When discussing `asyncio`, emphasize your understanding of the event loop, coroutines, and the benefits of asynchronous programming for I/O-bound tasks. Be prepared to explain how `asyncio` differs from traditional threading and why it's often more efficient for handling concurrent I/O operations. Understanding the Global Interpreter Lock (GIL) in Python and how `asyncio` circumvents its limitations for I/O-bound tasks is also crucial.

When to Use Them

`asyncio` is best suited for I/O-bound tasks where your program spends most of its time waiting for external operations to complete (e.g., network requests, database queries). It's less effective for CPU-bound tasks where the program is actively performing computations.

Memory Footprint

Compared to threading, `asyncio` typically has a lower memory footprint because it uses cooperative multitasking rather than creating separate threads.
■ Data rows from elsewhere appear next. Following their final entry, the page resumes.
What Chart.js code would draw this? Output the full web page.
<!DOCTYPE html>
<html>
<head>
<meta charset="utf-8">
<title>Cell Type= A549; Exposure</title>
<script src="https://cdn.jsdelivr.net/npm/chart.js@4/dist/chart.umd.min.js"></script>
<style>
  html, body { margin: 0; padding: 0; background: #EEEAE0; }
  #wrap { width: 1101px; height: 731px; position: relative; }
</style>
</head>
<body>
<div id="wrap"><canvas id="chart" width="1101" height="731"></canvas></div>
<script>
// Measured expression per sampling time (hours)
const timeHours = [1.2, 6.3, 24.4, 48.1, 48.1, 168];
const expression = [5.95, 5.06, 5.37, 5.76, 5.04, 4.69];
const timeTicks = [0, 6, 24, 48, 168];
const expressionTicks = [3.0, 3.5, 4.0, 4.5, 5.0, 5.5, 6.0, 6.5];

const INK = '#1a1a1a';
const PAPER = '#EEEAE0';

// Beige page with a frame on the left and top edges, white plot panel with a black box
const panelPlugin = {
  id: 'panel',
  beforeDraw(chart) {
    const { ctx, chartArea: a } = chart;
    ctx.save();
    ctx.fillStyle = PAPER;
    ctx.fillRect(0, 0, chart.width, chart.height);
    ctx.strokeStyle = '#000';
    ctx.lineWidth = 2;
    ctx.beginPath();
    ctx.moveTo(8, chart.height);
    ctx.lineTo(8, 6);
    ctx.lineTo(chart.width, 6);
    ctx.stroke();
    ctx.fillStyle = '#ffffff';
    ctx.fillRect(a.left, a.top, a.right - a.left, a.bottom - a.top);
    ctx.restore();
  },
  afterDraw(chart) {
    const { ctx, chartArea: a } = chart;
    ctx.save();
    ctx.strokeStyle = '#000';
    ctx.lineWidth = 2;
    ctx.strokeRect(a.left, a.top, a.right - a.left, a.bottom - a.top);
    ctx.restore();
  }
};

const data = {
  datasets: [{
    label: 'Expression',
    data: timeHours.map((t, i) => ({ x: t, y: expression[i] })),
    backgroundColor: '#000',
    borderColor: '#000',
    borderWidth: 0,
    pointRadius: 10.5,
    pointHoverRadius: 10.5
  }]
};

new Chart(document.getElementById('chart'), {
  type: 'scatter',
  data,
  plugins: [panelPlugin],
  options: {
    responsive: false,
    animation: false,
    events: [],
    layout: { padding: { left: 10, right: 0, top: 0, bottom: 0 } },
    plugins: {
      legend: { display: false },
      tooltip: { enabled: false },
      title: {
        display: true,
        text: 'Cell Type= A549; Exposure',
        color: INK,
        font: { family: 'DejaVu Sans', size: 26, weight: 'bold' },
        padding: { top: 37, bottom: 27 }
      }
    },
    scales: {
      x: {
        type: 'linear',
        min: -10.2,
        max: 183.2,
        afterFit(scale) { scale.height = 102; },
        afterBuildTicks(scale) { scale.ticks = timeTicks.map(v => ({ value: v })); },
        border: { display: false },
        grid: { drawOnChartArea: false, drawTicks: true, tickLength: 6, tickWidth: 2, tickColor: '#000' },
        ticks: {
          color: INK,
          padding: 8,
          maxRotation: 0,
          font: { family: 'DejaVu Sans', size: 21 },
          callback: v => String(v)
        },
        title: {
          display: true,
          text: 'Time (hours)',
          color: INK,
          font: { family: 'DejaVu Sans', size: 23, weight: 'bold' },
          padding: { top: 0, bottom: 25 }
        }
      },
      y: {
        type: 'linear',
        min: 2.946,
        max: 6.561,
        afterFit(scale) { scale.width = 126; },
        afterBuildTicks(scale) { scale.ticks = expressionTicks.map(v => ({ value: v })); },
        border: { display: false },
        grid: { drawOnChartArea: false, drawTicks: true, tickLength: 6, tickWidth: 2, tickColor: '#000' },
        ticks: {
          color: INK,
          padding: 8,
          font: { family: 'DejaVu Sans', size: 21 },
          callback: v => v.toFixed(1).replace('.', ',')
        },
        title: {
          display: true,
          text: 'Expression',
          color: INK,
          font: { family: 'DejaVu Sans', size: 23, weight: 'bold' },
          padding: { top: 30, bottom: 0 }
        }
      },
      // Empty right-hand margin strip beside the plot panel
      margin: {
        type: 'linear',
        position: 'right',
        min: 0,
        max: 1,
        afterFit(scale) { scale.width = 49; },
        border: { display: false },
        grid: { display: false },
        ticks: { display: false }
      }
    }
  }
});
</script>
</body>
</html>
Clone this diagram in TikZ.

Context switching between coroutines is generally faster and less resource-intensive than switching between threads.

Alternatives

Alternatives to `asyncio` for concurrency and parallelism include:

  • Threading: Suitable for I/O-bound and CPU-bound tasks, but can be limited by the GIL for CPU-bound tasks in CPython.
  • Multiprocessing: Suitable for CPU-bound tasks, as it bypasses the GIL by creating separate processes. However, it has a higher overhead than threading or `asyncio`.
  • Libraries like `concurrent.futures`: Provides a higher-level interface for using threads or processes.

Pros

  • Improved Concurrency: Allows for concurrent execution of I/O-bound tasks.
  • Reduced Overhead: Lower overhead compared to threading or multiprocessing.
  • Simplified Code: Can lead to more readable and maintainable code compared to callback-based asynchronous programming.

Cons

  • Not Suitable for CPU-Bound Tasks: Does not provide true parallelism for CPU-bound tasks due to the GIL.
  • Learning Curve: Requires understanding of asynchronous programming concepts and the `asyncio` API.
  • Debugging Challenges: Debugging asynchronous code can be more challenging than debugging synchronous code.

FAQ

  • What is the event loop in `asyncio`?

    The event loop is the core of `asyncio`. It's responsible for scheduling and executing coroutines. It waits for I/O operations to complete and then resumes the appropriate coroutine.
  • What is the difference between `async` and `await`?

    `async` is used to define a coroutine function. `await` is used inside a coroutine to pause its execution until another coroutine completes. `await` can only be used inside an `async` function.
  • Why use `asyncio` instead of threading?

    `asyncio` is often more efficient for I/O-bound tasks because it avoids the overhead of creating and managing threads. It also simplifies the code by using coroutines instead of callbacks. Threading is still preferred for CPU-bound tasks.